WHEN Nicola Sturgeon set out to close the attainment gap between pupils from rich and poor homes, her tone was urgent, ambitious and elevated.

She declared: “My aim - to put it bluntly - is to close the attainment gap completely. Its existence is more than just an economic and social challenge for us all. It is a moral challenge. Indeed, I would argue that it goes to the very heart of who we are and how we see ourselves as a nation.”

The First Minister has made it a defining test of her leadership.

But children who were just entering the school system when the First Minister gave that speech in August 2015 are now in P3.

Progress, as the Scottish Liberal Democrats put it, has been glacial, with the latest example ministers consulting on measuring the gap.

Not a progress report on success so far, nor a blueprint for fixing the problem, but simply a scheme to quantify the gap in the first place - and even this will not be finalised until at least December, when those P3 pupils will be almost half-way through their primary years.

It is an unconscionably slow response to a “moral challenge”.

That said, the proposals do appear well-founded.

Ministers propose a basket of eight headline measures and 17 more detailed “sub-measures”, starting in infancy, with an assessment of social, emotional and behavioural development.
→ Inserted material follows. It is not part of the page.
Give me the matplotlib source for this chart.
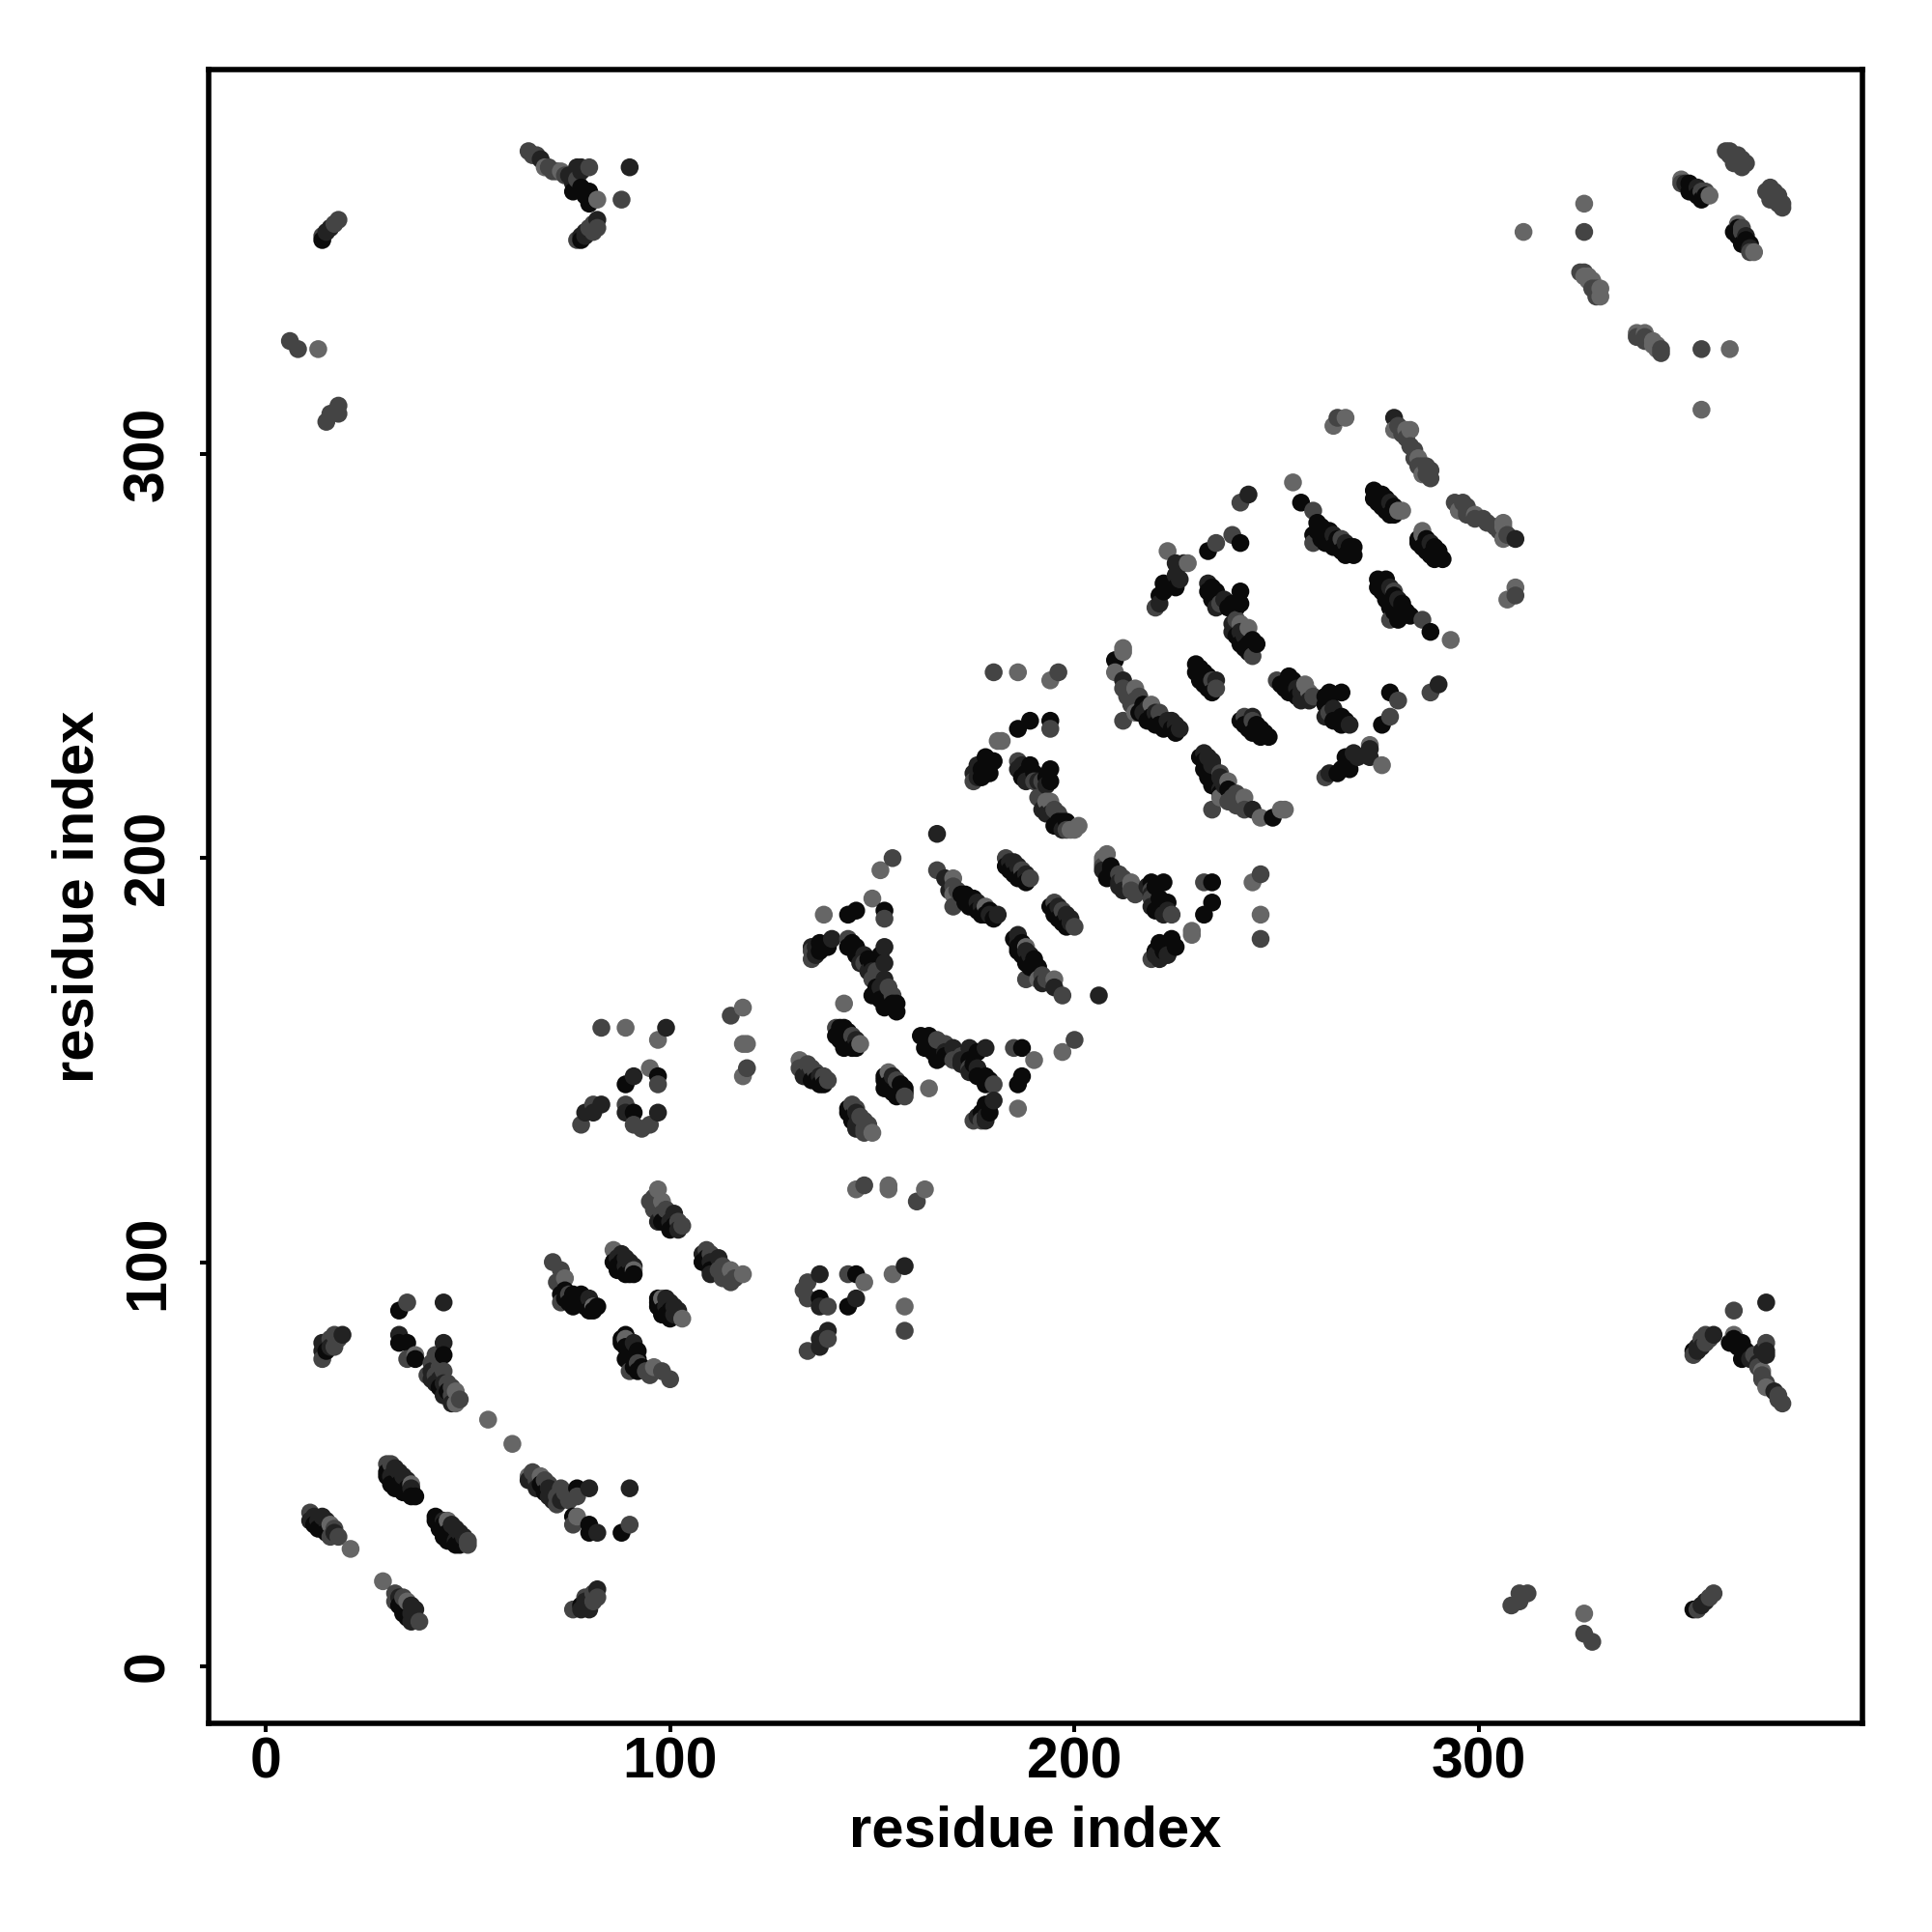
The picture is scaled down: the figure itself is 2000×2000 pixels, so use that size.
import numpy as np
import matplotlib
matplotlib.use("Agg")
import matplotlib.pyplot as plt

plt.rcParams['font.family'] = ['Liberation Sans', 'DejaVu Sans']

########################################################
# Contacts: (residue i, residue j, level)
# level: 0 weakest (light grey) ... 3 strongest (near black)
########################################################

far_n_a = [(14, 354, 1), (14, 353, 3), (15, 355, 2), (16, 356, 2), (17, 357, 1), (18, 358, 1)]
far_n_b = [(6, 328, 1), (8, 326, 1), (13, 326, 0), (15, 308, 1), (16, 310, 1), (18, 310, 1), (18, 312, 1)]
near_n_a = [(11, 38, 1), (11, 36, 2), (12, 37, 2), (12, 35, 3), (13, 36, 2), (13, 34, 3), (14, 37, 2), (15, 36, 2),
            (15, 33, 3), (16, 35, 0), (16, 32, 1), (17, 33, 2), (17, 34, 1), (18, 32, 1), (21, 29, 0)]
near_n_b = [(30, 50, 1), (30, 48, 3), (30, 47, 3), (31, 50, 1), (31, 45, 3), (32, 49, 2), (31, 47, 2), (32, 44, 3),
            (33, 48, 2), (33, 45, 3), (34, 47, 2), (34, 43, 3), (35, 46, 2), (35, 44, 3), (36, 42, 3), (36, 44, 2),
            (36, 45, 0), (37, 42, 3)]
near_n_c = [(14, 76, 1), (14, 78, 2), (14, 80, 2), (15, 78, 3), (15, 80, 2), (16, 79, 2), (16, 81, 1), (17, 79, 1),
            (17, 82, 1), (18, 81, 1), (19, 82, 2)]
near_n_d = [(33, 88, 3), (35, 90, 1), (44, 90, 2), (33, 82, 2), (33, 80, 3), (35, 80, 3), (35, 76, 1), (37, 76, 3),
            (37, 77, 0), (44, 80, 2), (44, 77, 3)]
near_n_e = [(40, 72, 1), (41, 75, 1), (41, 73, 2), (41, 71, 2), (42, 77, 1), (42, 72, 1), (42, 70, 2), (43, 74, 1),
            (43, 71, 2), (43, 69, 3), (44, 73, 1), (44, 70, 2), (44, 67, 2), (45, 70, 1), (45, 68, 3), (46, 69, 1),
            (46, 67, 1), (46, 65, 2), (47, 68, 0), (47, 65, 0), (48, 66, 1), (55, 61, 0)]
strand_a = [(65, 375, 1), (66, 374, 1), (67, 374, 1), (68, 373, 2), (69, 371, 0), (70, 371, 1), (71, 370, 1),
            (72, 370, 1), (73, 370, 0), (74, 369, 1), (75, 369, 2), (76, 367, 2), (77, 371, 2), (77, 368, 1),
            (76, 365, 3), (78, 371, 2), (78, 370, 2), (78, 366, 3), (79, 364, 3), (80, 365, 3), (80, 371, 1),
            (80, 362, 3), (81, 363, 3), (82, 363, 0), (88, 363, 1), (90, 371, 2)]
strand_b = [(77, 353, 1), (78, 353, 3), (78, 354, 2), (79, 354, 2), (79, 355, 2), (80, 356, 1), (81, 357, 1),
            (81, 355, 1), (82, 356, 1), (82, 358, 2)]
strand_c = [(71, 100, 1), (72, 95, 1), (73, 98, 1), (73, 94, 1), (74, 96, 0), (73, 92, 3), (73, 90, 1), (74, 93, 3),
            (74, 91, 3), (75, 92, 1), (75, 90, 3), (76, 92, 3), (76, 89, 3), (77, 90, 3), (78, 92, 3), (78, 90, 3),
            (79, 89, 3), (80, 91, 2), (80, 88, 3), (81, 88, 3), (81, 89, 0), (82, 89, 3)]
strand_d = [(86, 103, 0), (86, 100, 3), (87, 101, 2), (87, 99, 3), (87, 98, 3), (88, 102, 2), (88, 100, 3), (88, 98, 3),
            (89, 101, 2), (89, 99, 2), (89, 97, 3), (90, 100, 2), (90, 97, 3), (91, 99, 2), (91, 97, 3), (91, 98, 0)]
strand_e = [(78, 134, 1), (79, 137, 2), (81, 139, 1), (81, 137, 2), (83, 139, 2), (83, 158, 1), (89, 158, 0),
            (97, 155, 0), (99, 158, 2)]
strand_f = [(89, 144, 3), (91, 146, 2), (95, 148, 0), (97, 144, 1), (97, 146, 3), (89, 139, 1), (89, 137, 2),
            (91, 137, 3), (91, 134, 1), (93, 133, 1), (95, 134, 1), (97, 137, 2)]
strand_g = [(115, 161, 1), (118, 163, 0), (118, 154, 0), (119, 154, 0), (118, 146, 0), (119, 148, 1)]
strand_h = [(97, 118, 0), (95, 115, 1), (96, 116, 1), (96, 113, 1), (97, 113, 1), (98, 115, 0), (98, 112, 1),
            (99, 113, 1), (97, 110, 2), (98, 110, 3), (100, 110, 2), (101, 112, 2), (101, 109, 3), (100, 108, 3),
            (102, 110, 1), (102, 108, 2), (103, 109, 1)]
strand_i = [(132, 150, 0), (132, 148, 1), (133, 148, 1), (133, 146, 2), (134, 149, 1), (134, 146, 2), (135, 148, 1),
            (135, 145, 3), (136, 147, 1), (136, 145, 3), (137, 146, 2), (137, 144, 3), (138, 146, 1), (138, 144, 3),
            (139, 145, 1)]
strand_j = [(135, 175, 1), (135, 177, 1), (135, 178, 2), (136, 176, 2), (136, 178, 2), (137, 179, 3), (137, 177, 3),
            (138, 178, 3), (139, 179, 3), (139, 178, 3), (140, 180, 2), (138, 186, 0)]
strand_k = [(141, 158, 1), (141, 156, 3), (142, 158, 3), (142, 155, 3), (143, 158, 3), (143, 153, 3), (143, 164, 0),
            (144, 157, 3), (144, 154, 3), (145, 156, 1), (145, 153, 3), (146, 155, 2), (146, 153, 3), (147, 154, 0)]
strand_l = [(144, 180, 1), (144, 178, 3), (145, 179, 3), (146, 178, 3), (146, 176, 3), (147, 174, 2), (148, 176, 2),
            (148, 174, 1), (149, 175, 3), (149, 172, 2), (150, 174, 3), (150, 172, 2), (151, 172, 1), (152, 176, 3),
            (153, 178, 2), (153, 174, 2), (150, 170, 1), (150, 166, 3), (151, 168, 3), (152, 168, 2), (152, 165, 3),
            (153, 170, 2), (153, 163, 3), (154, 168, 1), (154, 164, 3), (155, 166, 1), (155, 164, 3), (156, 164, 3),
            (156, 162, 3)]
strand_m = [(144, 186, 3), (146, 187, 3), (150, 190, 0), (153, 187, 3), (153, 185, 1), (152, 197, 0), (155, 200, 1)]
strand_n = [(166, 197, 1), (166, 206, 2), (168, 195, 2), (169, 192, 2), (170, 195, 0), (170, 193, 1), (170, 191, 0),
            (170, 188, 1), (171, 192, 1), (172, 191, 3), (173, 191, 3), (173, 189, 3), (174, 190, 3), (174, 188, 3),
            (175, 190, 3), (176, 189, 2), (176, 187, 3), (177, 188, 2), (177, 186, 3), (178, 188, 0), (178, 186, 3),
            (179, 187, 3), (179, 186, 2), (180, 185, 3), (181, 186, 2)]
strand_o = [(183, 200, 1), (183, 198, 3), (184, 199, 2), (184, 197, 3), (185, 199, 2), (185, 196, 3), (186, 198, 2),
            (186, 195, 3), (187, 197, 1), (187, 195, 3), (188, 196, 2), (188, 194, 3), (189, 195, 1)]
strand_p = [(175, 219, 1), (175, 221, 2), (176, 223, 2), (176, 220, 2), (177, 222, 3), (177, 220, 3), (178, 225, 3),
            (178, 222, 3), (179, 223, 3), (179, 221, 3), (180, 224, 3), (181, 229, 0), (182, 229, 0)]
strand_q = [(180, 246, 1), (186, 246, 0), (194, 244, 0), (196, 246, 1), (186, 232, 3), (189, 234, 3), (194, 234, 3),
            (194, 232, 1)]
strand_r = [(186, 224, 1), (186, 222, 2), (187, 223, 2), (187, 220, 3), (188, 221, 3), (188, 219, 2), (189, 223, 3),
            (190, 221, 3), (190, 219, 1), (191, 219, 2), (191, 215, 1), (192, 219, 1), (192, 214, 1), (192, 212, 2),
            (193, 220, 3), (193, 218, 2), (193, 214, 0), (193, 211, 2), (194, 222, 3), (194, 219, 3), (194, 214, 0),
            (194, 211, 2), (195, 212, 1), (195, 208, 3), (196, 211, 1), (196, 209, 3), (197, 209, 3), (197, 207, 2),
            (198, 209, 3), (198, 207, 1), (199, 207, 0), (200, 207, 0), (201, 208, 0)]
strand_s = [(212, 252, 0), (212, 251, 0), (210, 249, 3), (210, 246, 0), (212, 244, 2), (212, 242, 1), (213, 240, 1),
            (214, 238, 1), (215, 242, 0), (215, 239, 1), (212, 234, 1), (216, 240, 1), (216, 236, 3), (217, 238, 3),
            (217, 236, 2), (215, 236, 0), (218, 237, 2), (218, 234, 3), (219, 235, 3), (219, 238, 0), (220, 236, 2),
            (220, 233, 3), (221, 236, 1), (221, 233, 3), (222, 232, 3), (223, 234, 2), (224, 234, 2), (224, 232, 3),
            (225, 233, 2), (225, 231, 3), (226, 232, 2)]
strand_t = [(221, 265, 3), (221, 263, 2), (220, 262, 1), (222, 268, 3), (222, 266, 3), (223, 267, 3), (223, 276, 0),
            (224, 268, 3), (225, 273, 2), (225, 270, 2), (225, 267, 3), (226, 269, 2), (227, 273, 2), (228, 273, 0)]
strand_u = [(230, 248, 3), (230, 246, 3), (231, 247, 3), (231, 244, 3), (232, 246, 3), (232, 243, 3), (233, 245, 3),
            (233, 242, 3), (234, 241, 3), (234, 244, 1), (235, 244, 2), (235, 242, 1)]
strand_v = [(233, 268, 2), (233, 266, 3), (234, 267, 3), (234, 264, 3), (235, 266, 3), (235, 262, 2), (236, 263, 1),
            (237, 264, 2), (238, 262, 3), (239, 263, 3), (239, 258, 2), (239, 256, 2), (240, 262, 3), (240, 259, 1),
            (240, 255, 3), (241, 258, 0), (241, 266, 3), (241, 263, 3), (241, 256, 2), (241, 253, 3), (242, 255, 2),
            (242, 252, 3), (243, 257, 0), (243, 253, 3), (243, 251, 3), (244, 254, 3), (244, 250, 1), (245, 253, 3)]
strand_w = [(233, 276, 3), (235, 278, 1), (239, 280, 1), (241, 278, 3), (241, 288, 1), (243, 290, 2)]
strand_x = [(254, 293, 0), (256, 288, 3), (259, 286, 1), (259, 280, 3), (259, 278, 1), (260, 283, 3), (260, 281, 3),
            (261, 282, 3), (261, 279, 3), (262, 281, 3), (262, 278, 3), (263, 281, 3), (263, 278, 3), (264, 280, 2),
            (264, 277, 3), (265, 279, 3), (265, 277, 3), (266, 279, 1), (266, 276, 3), (267, 278, 2), (267, 275, 3),
            (268, 277, 3), (268, 276, 3), (269, 277, 3), (269, 275, 3)]
strand_y = [(264, 307, 0), (265, 309, 1), (267, 309, 0), (279, 309, 2), (279, 306, 0), (280, 307, 1), (281, 305, 1),
            (282, 306, 0), (282, 304, 1), (283, 306, 0), (283, 302, 1), (284, 301, 1), (284, 299, 1), (285, 299, 0),
            (285, 297, 1), (286, 297, 1), (286, 295, 0), (287, 297, 1), (287, 295, 1), (288, 296, 1), (288, 294, 1)]
strand_z = [(274, 291, 3), (274, 289, 3), (275, 290, 3), (275, 288, 3), (276, 290, 3), (276, 287, 3), (277, 289, 3),
            (277, 286, 3), (278, 288, 2), (278, 285, 3), (279, 287, 3), (279, 285, 3), (280, 286, 0), (281, 286, 0)]
far_c_a = [(311, 355, 0), (326, 362, 0), (326, 355, 1), (325, 345, 1), (326, 345, 1), (326, 344, 0), (327, 344, 0),
           (327, 343, 0), (328, 343, 0), (328, 341, 1), (329, 341, 1), (329, 339, 1), (330, 341, 0), (330, 339, 0)]
far_c_b = [(350, 368, 0), (350, 367, 1), (351, 367, 2), (352, 367, 3), (352, 365, 3), (353, 366, 3), (354, 366, 2),
           (354, 364, 3), (355, 365, 1), (355, 363, 3), (356, 365, 1), (356, 364, 3), (357, 364, 0), (361, 375, 1),
           (362, 375, 1), (362, 374, 1), (363, 373, 1), (363, 372, 1), (364, 374, 1), (364, 372, 1), (365, 373, 1),
           (365, 372, 1), (365, 371, 1), (366, 372, 1)]

contact_groups = [far_n_a, far_n_b, near_n_a, near_n_b, near_n_c, near_n_d, near_n_e, strand_a, strand_b, strand_c,
                  strand_d, strand_e, strand_f, strand_g, strand_h, strand_i, strand_j, strand_k, strand_l, strand_m,
                  strand_n, strand_o, strand_p, strand_q, strand_r, strand_s, strand_t, strand_u, strand_v, strand_w,
                  strand_x, strand_y, strand_z, far_c_a, far_c_b]

level_greys = ['#666666', '#444444', '#222222', '#0a0a0a']
tick_values = [0, 100, 200, 300]

########################################################
# Plot
########################################################

contacts = np.array([row for group in contact_groups for row in group])
residue_i, residue_j, level = contacts.T

# a contact map is symmetric, every pair shows up on both sides of the diagonal
x = np.concatenate([residue_i, residue_j])
y = np.concatenate([residue_j, residue_i])
levels = np.concatenate([level, level])

order = np.lexsort((-y, x))
colors = [level_greys[k] for k in levels[order]]

fig = plt.figure(figsize=(20, 20), dpi=100)
ax = fig.add_axes([216 / 2000, 1 - 1784 / 2000, (1928 - 216) / 2000, (1784 - 72) / 2000])

ax.scatter(x[order], y[order], s=178, c=colors, linewidths=0, zorder=3)

ax.set_xlim(-14.09, 394.8)
ax.set_ylim(-14.18, 395.2)
ax.set_xticks(tick_values)
ax.set_yticks(tick_values)

for spine in ax.spines.values():
    spine.set_linewidth(4.0)

ax.tick_params(axis='both', length=6.5, width=2.9, labelsize=42.5)
ax.tick_params(axis='x', pad=3)
ax.tick_params(axis='y', pad=18.5)

for label in ax.get_xticklabels():
    label.set_fontweight('bold')
for label in ax.get_yticklabels():
    label.set_fontweight('bold')
    label.set_rotation(90)
    label.set_verticalalignment('center')

ax.set_xlabel('residue index', fontsize=43, fontweight='bold', labelpad=12)
ax.set_ylabel('residue index', fontsize=43, fontweight='bold', labelpad=13)

fig.savefig('out.png', dpi=100, facecolor='white')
The key measures cover literacy and numeracy in primary and secondary schools, and exam results up to advanced higher.

Finally, there is a measure of participation by the 16 to 19 age group in school, work or study.

The sub-measures include mental wellbeing and exclusion rates in primary and secondary.

The baseline figures, based on 2016/17, are due in December.

However 2015/16 data starkly illustrate the scale of the challenge.

The number of children from the most deprived areas of Scotland achieving satisfactory results in literacy and numeracy in both primary and secondary is consistently 16 to 20 percentage points lower than that of children from the least deprived areas.

The gap is wider in the exam results so crucial to future careers and study, with just 43 per cent of children in the most deprived areas leaving school with one or more Highers compared to 81 per cent in the most affluent areas.

The problem is worst of all in secondary exclusions, which ran at 15.2 per 1000 pupils in the most affluent areas, but 95.2 in the most deprived, an 80-point gulf.

There is clearly much to be done, and the consultation also sheds a welcome light on what the SNP meant by its pledge to “substantially eliminate” the gap over a decade, with “stretch aims”, or loose targets, up to 2024/25.

But what is missing is a plan to measure systematically how SNP efforts to close the gap - extra funds for headteachers, for instance - are working.

If these are to be taken seriously, rather than seen as manifesto gimmicks, they too must be rigorously assessed, with the best pursued more keenly and the junk discarded. That way the gap can be closed sooner still.